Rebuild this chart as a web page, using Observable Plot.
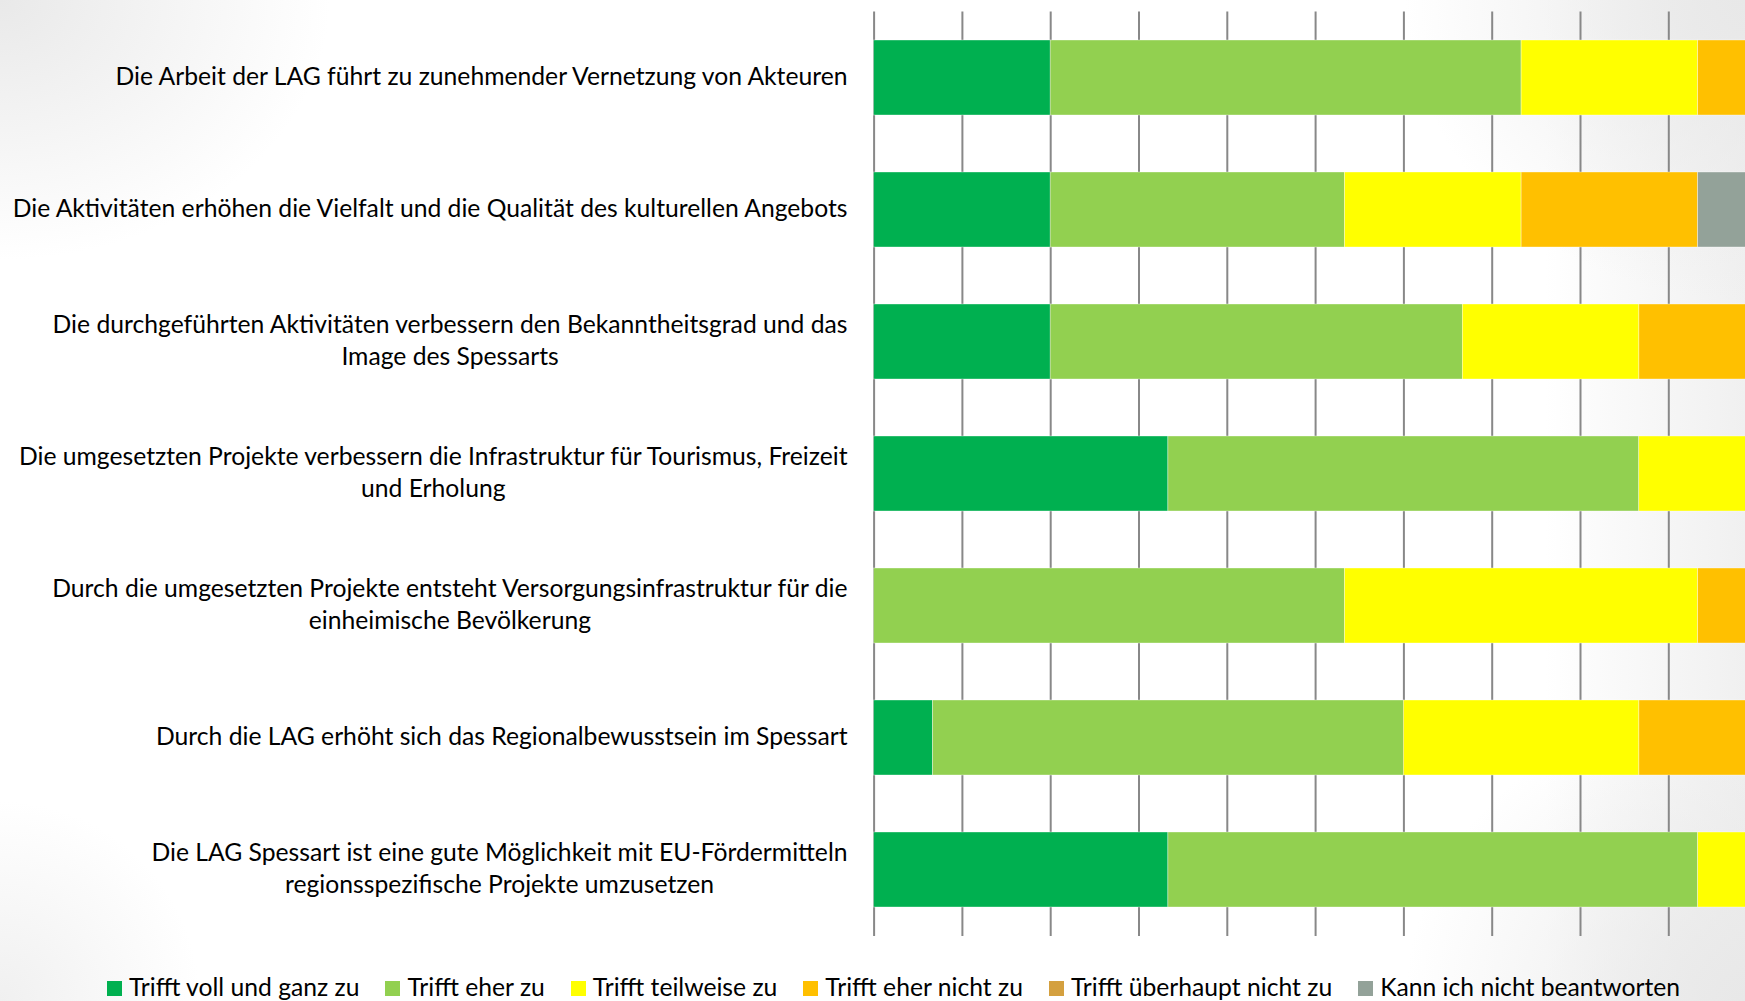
<!DOCTYPE html>
<html>
<head>
<meta charset="utf-8">
<script src="https://cdn.jsdelivr.net/npm/d3@7"></script>
<script src="https://cdn.jsdelivr.net/npm/@observablehq/plot@0.6"></script>
<style>
  html, body { margin: 0; padding: 0; width: 1745px; height: 1001px; overflow: hidden; }
  body {
    font-family: Lato, "Open Sans", sans-serif;
    background:
      radial-gradient(ellipse 330px 260px at 0 0, #e9e9e9 0%, rgba(255,255,255,0) 100%),
      radial-gradient(ellipse 340px 300px at 100% 0, #e8e8e8 0%, rgba(255,255,255,0) 100%),
      radial-gradient(ellipse 340px 300px at 100% 100%, #e8e8e8 0%, rgba(255,255,255,0) 100%),
      radial-gradient(ellipse 200px 200px at 0 100%, #f0f0f0 0%, rgba(255,255,255,0) 100%),
      linear-gradient(to left, #f0f0f0 0px, #ffffff 200px);
  }
  #chart svg { display: block; overflow: visible; }
  #legend {
    display: flex; justify-content: center; align-items: center;
    padding-left: 42px; margin-top: 17px; gap: 26px;
    font-size: 24.7px; line-height: 30px; color: #000; white-space: nowrap;
  }
  #legend .item { display: flex; align-items: center; gap: 7px; }
  #legend .sw { width: 15px; height: 15px; display: inline-block; margin-top: 3px; }
</style>
</head>
<body>
<div id="chart"></div>
<div id="legend"></div>
<script>
const categories = ["Trifft voll und ganz zu", "Trifft eher zu", "Trifft teilweise zu", "Trifft eher nicht zu", "Trifft überhaupt nicht zu", "Kann ich nicht beantworten"];
const colors = ["#00B050", "#92D050", "#FFFF00", "#FFC000", "#D4A03F", "#93A299"];
const statements = [
  "Die Arbeit der LAG führt zu zunehmender Vernetzung von Akteuren",
  "Die Aktivitäten erhöhen die Vielfalt und die Qualität des kulturellen Angebots",
  "Die durchgeführten Aktivitäten verbessern den Bekanntheitsgrad und das\nImage des Spessarts",
  "Die umgesetzten Projekte verbessern die Infrastruktur für Tourismus, Freizeit\nund Erholung",
  "Durch die umgesetzten Projekte entsteht Versorgungsinfrastruktur für die\neinheimische Bevölkerung",
  "Durch die LAG erhöht sich das Regionalbewusstsein im Spessart",
  "Die LAG Spessart ist eine gute Möglichkeit mit EU-Fördermitteln\nregionsspezifische Projekte umzusetzen"
];
const trifftVoll       = [20,   20,   20,   33.33,  0,    6.67, 33.33];
const trifftEher       = [53.33, 33.33, 46.67, 53.33, 53.33, 53.33, 60];
const trifftTeilweise  = [20,   20,   20,   13.33, 40,   26.67, 6.67];
const trifftEherNicht  = [6.67, 20,   13.33, 0,    6.67, 13.33, 0];
const trifftUeberhaupt = [0,    0,    0,    0,     0,    0,     0];
const kannNicht        = [0,    6.67, 0,    0,     0,    0,     0];
const xTicks = [0, 10, 20, 30, 40, 50, 60, 70, 80, 90, 100];

const series = [trifftVoll, trifftEher, trifftTeilweise, trifftEherNicht, trifftUeberhaupt, kannNicht];
const table = [];
statements.forEach((s, i) => {
  series.forEach((vals, j) => {
    if (vals[i] > 0) table.push({statement: s, category: categories[j], value: vals[i]});
  });
});

const chart = Plot.plot({
  width: 1745,
  height: 955,
  marginTop: 11.5,
  marginBottom: 19,
  marginLeft: 0,
  marginRight: 0,
  style: {background: "transparent", fontFamily: "Lato, 'Open Sans', sans-serif", overflow: "visible"},
  x: {domain: [0, 100], range: [873.6, 1756.6], axis: null},
  y: {domain: statements, range: [11.5, 936], paddingInner: 0.43, paddingOuter: 0.215, axis: null},
  color: {domain: categories, range: colors},
  marks: [
    Plot.ruleX(xTicks, {x: d => d, stroke: "#888888", strokeWidth: 2}),
    Plot.barX(table, Plot.stackX({x: "value", y: "statement", fill: "category", order: categories, stroke: "#ffffff", strokeWidth: 0.6, strokeOpacity: 0.6})),
    Plot.text(statements, {x: 0, y: d => d, text: d => d, textAnchor: "end", dx: -26.6, dy: -3.3, lineHeight: 1.31, fontSize: 24.7, fill: "#000000"})
  ]
});
document.getElementById("chart").appendChild(chart);

// center multi-line labels within their block (right-aligned block)
chart.querySelectorAll("text").forEach(t => {
  const spans = t.querySelectorAll("tspan");
  if (spans.length > 1) {
    let w = 0;
    spans.forEach(s => { w = Math.max(w, s.getComputedTextLength()); });
    t.setAttribute("text-anchor", "middle");
    spans.forEach(s => s.setAttribute("x", -w / 2));
  }
});

const legend = document.getElementById("legend");
categories.forEach((c, i) => {
  const item = document.createElement("div");
  item.className = "item";
  const sw = document.createElement("span");
  sw.className = "sw";
  sw.style.background = colors[i];
  const lab = document.createElement("span");
  lab.textContent = c;
  item.appendChild(sw);
  item.appendChild(lab);
  legend.appendChild(item);
});
</script>
</body>
</html>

• • •

# [Exercise aim]
Repeat the material above in full and exactly, apart from the pictures.

# [Result of the exercise]
Rebuild this chart as a web page, using Observable Plot.
<!DOCTYPE html>
<html>
<head>
<meta charset="utf-8">
<script src="https://cdn.jsdelivr.net/npm/d3@7"></script>
<script src="https://cdn.jsdelivr.net/npm/@observablehq/plot@0.6"></script>
<style>
  html, body { margin: 0; padding: 0; width: 1745px; height: 1001px; overflow: hidden; }
  body {
    font-family: Lato, "Open Sans", sans-serif;
    background:
      radial-gradient(ellipse 330px 260px at 0 0, #e9e9e9 0%, rgba(255,255,255,0) 100%),
      radial-gradient(ellipse 340px 300px at 100% 0, #e8e8e8 0%, rgba(255,255,255,0) 100%),
      radial-gradient(ellipse 340px 300px at 100% 100%, #e8e8e8 0%, rgba(255,255,255,0) 100%),
      radial-gradient(ellipse 200px 200px at 0 100%, #f0f0f0 0%, rgba(255,255,255,0) 100%),
      linear-gradient(to left, #f0f0f0 0px, #ffffff 200px);
  }
  #chart svg { display: block; overflow: visible; }
  #legend {
    display: flex; justify-content: center; align-items: center;
    padding-left: 42px; margin-top: 17px; gap: 26px;
    font-size: 24.7px; line-height: 30px; color: #000; white-space: nowrap;
  }
  #legend .item { display: flex; align-items: center; gap: 7px; }
  #legend .sw { width: 15px; height: 15px; display: inline-block; margin-top: 3px; }
</style>
</head>
<body>
<div id="chart"></div>
<div id="legend"></div>
<script>
const categories = ["Trifft voll und ganz zu", "Trifft eher zu", "Trifft teilweise zu", "Trifft eher nicht zu", "Trifft überhaupt nicht zu", "Kann ich nicht beantworten"];
const colors = ["#00B050", "#92D050", "#FFFF00", "#FFC000", "#D4A03F", "#93A299"];
const statements = [
  "Die Arbeit der LAG führt zu zunehmender Vernetzung von Akteuren",
  "Die Aktivitäten erhöhen die Vielfalt und die Qualität des kulturellen Angebots",
  "Die durchgeführten Aktivitäten verbessern den Bekanntheitsgrad und das\nImage des Spessarts",
  "Die umgesetzten Projekte verbessern die Infrastruktur für Tourismus, Freizeit\nund Erholung",
  "Durch die umgesetzten Projekte entsteht Versorgungsinfrastruktur für die\neinheimische Bevölkerung",
  "Durch die LAG erhöht sich das Regionalbewusstsein im Spessart",
  "Die LAG Spessart ist eine gute Möglichkeit mit EU-Fördermitteln\nregionsspezifische Projekte umzusetzen"
];
const trifftVoll       = [20,   20,   20,   33.33,  0,    6.67, 33.33];
const trifftEher       = [53.33, 33.33, 46.67, 53.33, 53.33, 53.33, 60];
const trifftTeilweise  = [20,   20,   20,   13.33, 40,   26.67, 6.67];
const trifftEherNicht  = [6.67, 20,   13.33, 0,    6.67, 13.33, 0];
const trifftUeberhaupt = [0,    0,    0,    0,     0,    0,     0];
const kannNicht        = [0,    6.67, 0,    0,     0,    0,     0];
const xTicks = [0, 10, 20, 30, 40, 50, 60, 70, 80, 90, 100];

const series = [trifftVoll, trifftEher, trifftTeilweise, trifftEherNicht, trifftUeberhaupt, kannNicht];
const table = [];
statements.forEach((s, i) => {
  series.forEach((vals, j) => {
    if (vals[i] > 0) table.push({statement: s, category: categories[j], value: vals[i]});
  });
});

const chart = Plot.plot({
  width: 1745,
  height: 955,
  marginTop: 11.5,
  marginBottom: 19,
  marginLeft: 0,
  marginRight: 0,
  style: {background: "transparent", fontFamily: "Lato, 'Open Sans', sans-serif", overflow: "visible"},
  x: {domain: [0, 100], range: [873.6, 1756.6], axis: null},
  y: {domain: statements, range: [11.5, 936], paddingInner: 0.43, paddingOuter: 0.215, axis: null},
  color: {domain: categories, range: colors},
  marks: [
    Plot.ruleX(xTicks, {x: d => d, stroke: "#888888", strokeWidth: 2}),
    Plot.barX(table, Plot.stackX({x: "value", y: "statement", fill: "category", order: categories, stroke: "#ffffff", strokeWidth: 0.6, strokeOpacity: 0.6})),
    Plot.text(statements, {x: 0, y: d => d, text: d => d, textAnchor: "end", dx: -26.6, dy: -3.3, lineHeight: 1.31, fontSize: 24.7, fill: "#000000"})
  ]
});
document.getElementById("chart").appendChild(chart);

// center multi-line labels within their block (right-aligned block)
chart.querySelectorAll("text").forEach(t => {
  const spans = t.querySelectorAll("tspan");
  if (spans.length > 1) {
    let w = 0;
    spans.forEach(s => { w = Math.max(w, s.getComputedTextLength()); });
    t.setAttribute("text-anchor", "middle");
    spans.forEach(s => s.setAttribute("x", -w / 2));
  }
});

const legend = document.getElementById("legend");
categories.forEach((c, i) => {
  const item = document.createElement("div");
  item.className = "item";
  const sw = document.createElement("span");
  sw.className = "sw";
  sw.style.background = colors[i];
  const lab = document.createElement("span");
  lab.textContent = c;
  item.appendChild(sw);
  item.appendChild(lab);
  legend.appendChild(item);
});
</script>
</body>
</html>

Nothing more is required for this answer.